▸ **GIVEN TASK**
Scan the records for the word "LaTeX". Copy each line that includes it.

▸ **TASK MATERIAL**
>> begin

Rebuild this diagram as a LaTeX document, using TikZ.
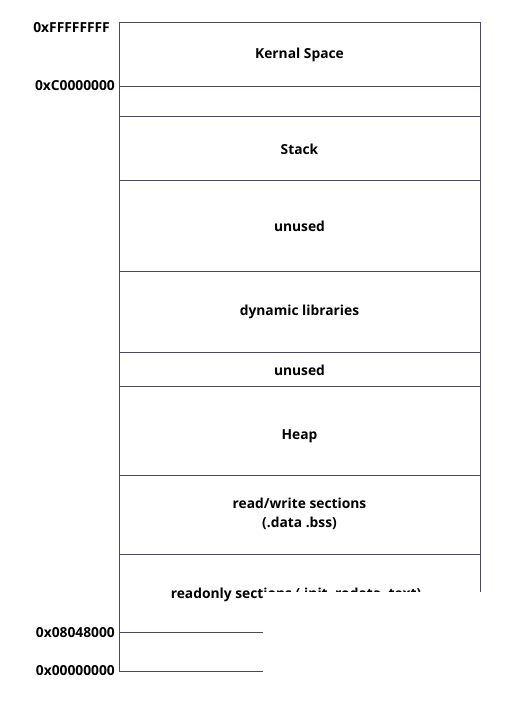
\documentclass[tikz,border=0pt]{standalone}
\usepackage{fontspec}
\setmainfont{Open Sans}
\begin{document}
\begin{tikzpicture}[x=1pt,y=-1pt,
  seg/.style={draw=linec, line width=1pt},
  lbl/.style={font=\bfseries\fontsize{13.8}{19}\selectfont, text=black, align=center, inner sep=0pt},
  addr/.style={font=\bfseries\fontsize{13.8}{17}\selectfont, text=black, anchor=east, inner sep=0pt}]
\definecolor{linec}{HTML}{4A4A5C}
\useasboundingbox (0,0) rectangle (525,704);
% outer frame and section lines
\draw[seg] (119,671) -- (119,22) -- (480,22) -- (480,600);
\draw[seg] (119,86) -- (480,86);
\draw[seg] (119,116) -- (480,116);
\draw[seg] (119,180) -- (480,180);
\draw[seg] (119,271) -- (480,271);
\draw[seg] (119,352) -- (480,352);
\draw[seg] (119,386) -- (480,386);
\draw[seg] (119,475) -- (480,475);
\draw[seg] (119,554) -- (480,554);
\draw[seg] (119,632) -- (300,632);
\draw[seg] (119,671) -- (300,671);
% section texts
\node[lbl] (kern) at (299.5,55) {Kernal Space};
\node[lbl] (stack) at (299.5,149) {Stack};
\node[lbl] (unused1) at (299.5,226) {unused};
\node[lbl] (dyn) at (299.5,312) {dynamic libraries};
\node[lbl] (unused2) at (299.5,370) {unused};
\node[lbl] (heap) at (299.5,436) {Heap};
\node[lbl] (rw) at (299.5,514) {read/write sections\\(.data .bss)};
\node[lbl] (ro) at (296,595) {readonly sections (.init .rodata .text)};
% addresses
\node[addr] (a1) at (110,28) {0xFFFFFFFF};
\node[addr] (a2) at (115,86) {0xC0000000};
\node[addr] (a3) at (115,633) {0x08048000};
\node[addr] (a4) at (115,671) {0x00000000};
% occluded region
\fill[white] (262.5,592) rectangle (525,704);
\end{tikzpicture}
\end{document}
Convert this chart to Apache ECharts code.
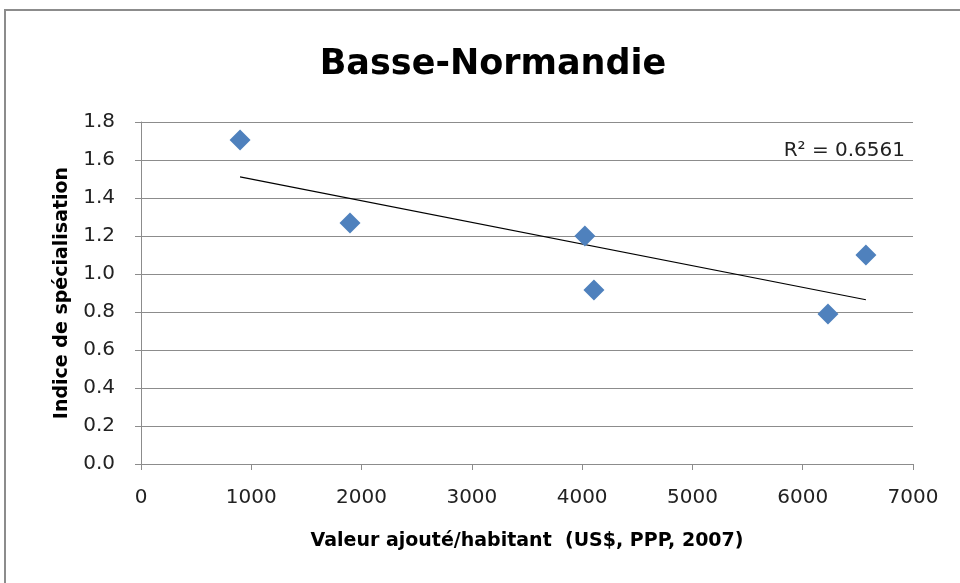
<!DOCTYPE html>
<html>
<head>
<meta charset="utf-8">
<script src="https://cdn.jsdelivr.net/npm/echarts@6/dist/echarts.min.js"></script>
<style>
  html, body { margin: 0; padding: 0; background: #fff; }
  #scatterChart { width: 960px; height: 583px; }
</style>
</head>
<body>
<div id="scatterChart"></div>
<script>
// valeurs
const valeurAjoutee = [898, 1895, 4025, 4107, 6229, 6573]
const indiceSpec = [1.705, 1.268, 1.2, 0.916, 0.789, 1.1]
const xTicks = [0, 1000, 7000]
const yTicks = [0, 0.2, 1.8]
const r2Label = 'R² = 0.6561'

// droite de tendance (moindres carrés) calculée à partir des points
function trend(xs, ys) {
  const n = xs.length
  const mx = xs.reduce((a, b) => a + b, 0) / n
  const my = ys.reduce((a, b) => a + b, 0) / n
  let sxy = 0
  let sxx = 0
  for (let i = 0; i < n; i++) {
    sxy += (xs[i] - mx) * (ys[i] - my)
    sxx += (xs[i] - mx) * (xs[i] - mx)
  }
  const b = sxy / sxx
  const a = my - b * mx
  const x0 = Math.min(...xs)
  const x1 = Math.max(...xs)
  return [[x0, a + b * x0], [x1, a + b * x1]]
}

const points = valeurAjoutee.map((v, i) => [v, indiceSpec[i]])
const trendLine = trend(valeurAjoutee, indiceSpec)

const chart = echarts.init(document.getElementById('scatterChart'))
const font = "'DejaVu Sans', sans-serif"
chart.setOption({
  animation: false,
  textStyle: { fontFamily: font },
  title: {
    text: 'Basse-Normandie',
    left: 488,
    textAlign: 'center',
    top: 42,
    textStyle: {
      fontFamily: font,
      fontSize: 35,
      fontWeight: 'bold',
      color: '#000'
    }
  },
  graphic: [
    {
      type: 'rect',
      shape: { x: 5, y: 10, width: 1000, height: 1000 },
      style: { fill: 'none', stroke: '#8c8c8c', lineWidth: 2 },
      silent: true
    },
    {
      type: 'text',
      right: 55,
      top: 141,
      style: {
        text: r2Label,
        font: "20px 'DejaVu Sans', sans-serif",
        fill: '#222'
      }
    }
  ],
  grid: {
    left: 141,
    right: 47,
    top: 122,
    bottom: 119
  },
  xAxis: {
    type: 'value',
    min: xTicks[0],
    max: xTicks[2],
    interval: xTicks[1],
    name: 'Valeur ajouté/habitant  (US$, PPP, 2007)',
    nameLocation: 'middle',
    nameGap: 68,
    nameTextStyle: {
      fontFamily: font,
      fontSize: 19,
      fontWeight: 'bold',
      color: '#000'
    },
    axisLine: { show: true, onZero: false, lineStyle: { color: '#8c8c8c', width: 1 } },
    axisTick: { show: true, length: 6, lineStyle: { color: '#8c8c8c' } },
    axisLabel: {
      fontSize: 20,
      color: '#222',
      margin: 24,
      formatter: (v) => String(v)
    },
    splitLine: { show: false }
  },
  yAxis: {
    type: 'value',
    min: yTicks[0],
    max: yTicks[2],
    interval: yTicks[1],
    name: 'Indice de spécialisation',
    nameLocation: 'middle',
    nameGap: 69,
    nameTextStyle: {
      fontFamily: font,
      fontSize: 19,
      fontWeight: 'bold',
      color: '#000'
    },
    axisLine: { show: true, lineStyle: { color: '#8c8c8c', width: 1 } },
    axisTick: { show: true, length: 6, lineStyle: { color: '#8c8c8c' } },
    axisLabel: {
      fontSize: 20,
      color: '#222',
      margin: 26,
      formatter: (v) => v.toFixed(1)
    },
    splitLine: { show: true, lineStyle: { color: '#8c8c8c', width: 1 } }
  },
  series: [
    {
      name: 'trend',
      type: 'line',
      data: trendLine,
      symbol: 'none',
      lineStyle: { color: '#000', width: 1.2 },
      silent: true,
      z: 2
    },
    {
      name: 'points',
      type: 'scatter',
      data: points,
      symbol: 'diamond',
      symbolSize: [21, 21],
      itemStyle: { color: '#4f81bd', opacity: 1 },
      z: 3
    }
  ]
})
</script>
</body>
</html>
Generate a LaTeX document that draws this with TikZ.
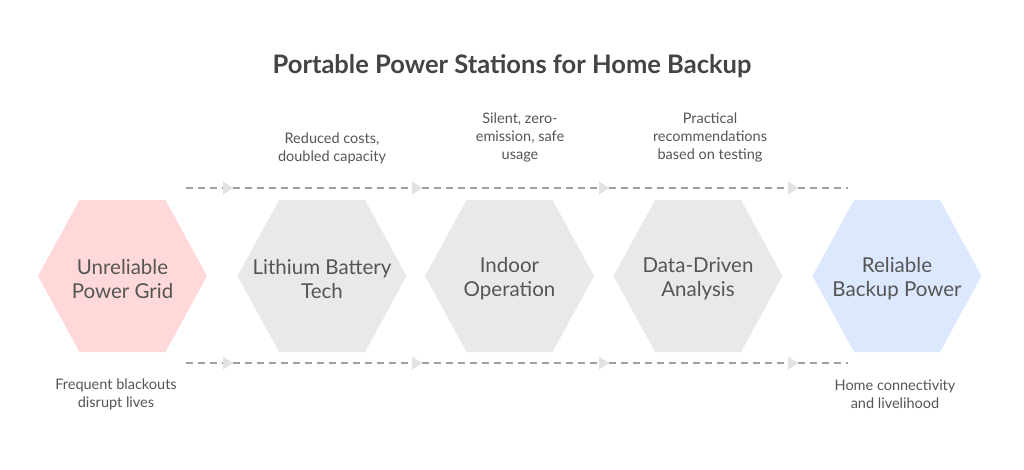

>> end

▸ **EXERCISE SOLUTION**
Rebuild this diagram as a LaTeX document, using TikZ.
Generate a LaTeX document that draws this with TikZ.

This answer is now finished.